The Labour Foreign Secretary, Ernest Bevin, once dismissed an opponent's speech as consisting of "clitch after clitch after clitch". I do not believe that there is any future in debating this subject by relying on clichés. If any other country had behaved as Israel is behaving towards the Palestinians in the occupied territories, international action would have been taken long ago. The international community is, as the right hon. and learned Member for Kensington (Sir Malcolm Rifkind) pointed out, rightly concerned about Iran. Yes, Iran's regime is detestable and it is important to do all we can to prevent it from acquiring nuclear weapons, but it does not have them at present and it has never invaded another country. Israel does possess nuclear weapons; it is said to have 200 warheads. It has refused to sign the non-proliferation treaty and it recently refused to attend President Obama's conference on nuclear weapons divestment. Israel has invaded Lebanon three times. It facilitated the Sabra and Shatila massacres. It also conducted Operation Cast Lead, the Gaza blockade and the attack on the Gaza flotilla.

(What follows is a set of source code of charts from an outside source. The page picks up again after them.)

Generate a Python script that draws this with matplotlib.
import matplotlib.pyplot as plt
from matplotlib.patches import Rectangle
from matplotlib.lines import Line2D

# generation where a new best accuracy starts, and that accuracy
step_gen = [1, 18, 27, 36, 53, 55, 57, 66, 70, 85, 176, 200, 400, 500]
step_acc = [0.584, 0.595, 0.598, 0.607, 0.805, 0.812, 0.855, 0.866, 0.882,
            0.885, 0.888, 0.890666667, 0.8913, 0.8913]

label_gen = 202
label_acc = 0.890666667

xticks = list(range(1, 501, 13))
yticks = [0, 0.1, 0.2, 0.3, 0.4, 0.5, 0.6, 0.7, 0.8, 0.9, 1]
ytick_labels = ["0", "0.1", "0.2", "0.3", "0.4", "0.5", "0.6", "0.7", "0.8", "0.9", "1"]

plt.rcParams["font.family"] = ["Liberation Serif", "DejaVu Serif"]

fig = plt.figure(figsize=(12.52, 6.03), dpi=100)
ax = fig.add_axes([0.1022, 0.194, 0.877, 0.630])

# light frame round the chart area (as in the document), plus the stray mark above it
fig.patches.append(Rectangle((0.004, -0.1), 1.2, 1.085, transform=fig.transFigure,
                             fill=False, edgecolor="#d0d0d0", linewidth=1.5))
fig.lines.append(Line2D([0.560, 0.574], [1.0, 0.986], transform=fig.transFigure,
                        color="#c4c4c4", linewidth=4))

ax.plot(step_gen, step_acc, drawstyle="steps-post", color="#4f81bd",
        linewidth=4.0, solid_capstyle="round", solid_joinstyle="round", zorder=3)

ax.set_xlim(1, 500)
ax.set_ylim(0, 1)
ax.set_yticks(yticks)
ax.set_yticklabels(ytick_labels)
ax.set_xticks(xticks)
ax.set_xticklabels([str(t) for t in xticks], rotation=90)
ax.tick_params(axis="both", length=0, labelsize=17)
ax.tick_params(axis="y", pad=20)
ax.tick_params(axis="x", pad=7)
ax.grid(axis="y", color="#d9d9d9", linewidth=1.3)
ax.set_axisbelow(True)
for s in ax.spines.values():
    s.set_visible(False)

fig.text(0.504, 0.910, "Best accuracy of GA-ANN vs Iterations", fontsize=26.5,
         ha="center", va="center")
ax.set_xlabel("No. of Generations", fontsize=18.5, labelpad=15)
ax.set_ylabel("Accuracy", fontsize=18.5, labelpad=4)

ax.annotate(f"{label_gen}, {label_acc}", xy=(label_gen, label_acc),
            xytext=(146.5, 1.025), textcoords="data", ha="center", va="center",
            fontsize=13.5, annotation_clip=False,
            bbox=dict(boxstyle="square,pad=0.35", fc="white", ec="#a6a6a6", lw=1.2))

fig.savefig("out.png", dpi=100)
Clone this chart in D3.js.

Let us also dispose of the distractions that impede action. It makes no difference whether the inquiry into the attack on the flotilla is conducted internally by Israel or internationally. Even an international inquiry would not change Israeli policy. The Goldstone inquiry into Operation Cast Lead had no influence at all, and Goldstone was vilified as a Jewish anti-Semite and a self-hating Jew. We have heard mention this afternoon of the dreadful situation involving Gilad Shalit, the young man who was taken into captivity four years ago this week. I feel great sorrow for his family, but he was a soldier on military duty. About 15 members of the Palestine National Council are being held without charge by the Israelis, and about 300 children are being held in prisons by the Israeli Government. It is a distraction to propose, as Tony Blair and Baroness Ashton have done, to change the terms of the Israeli blockade of Gaza. Neither of them has challenged the principle of the blockade, yet it is that principle that contravenes the Geneva convention.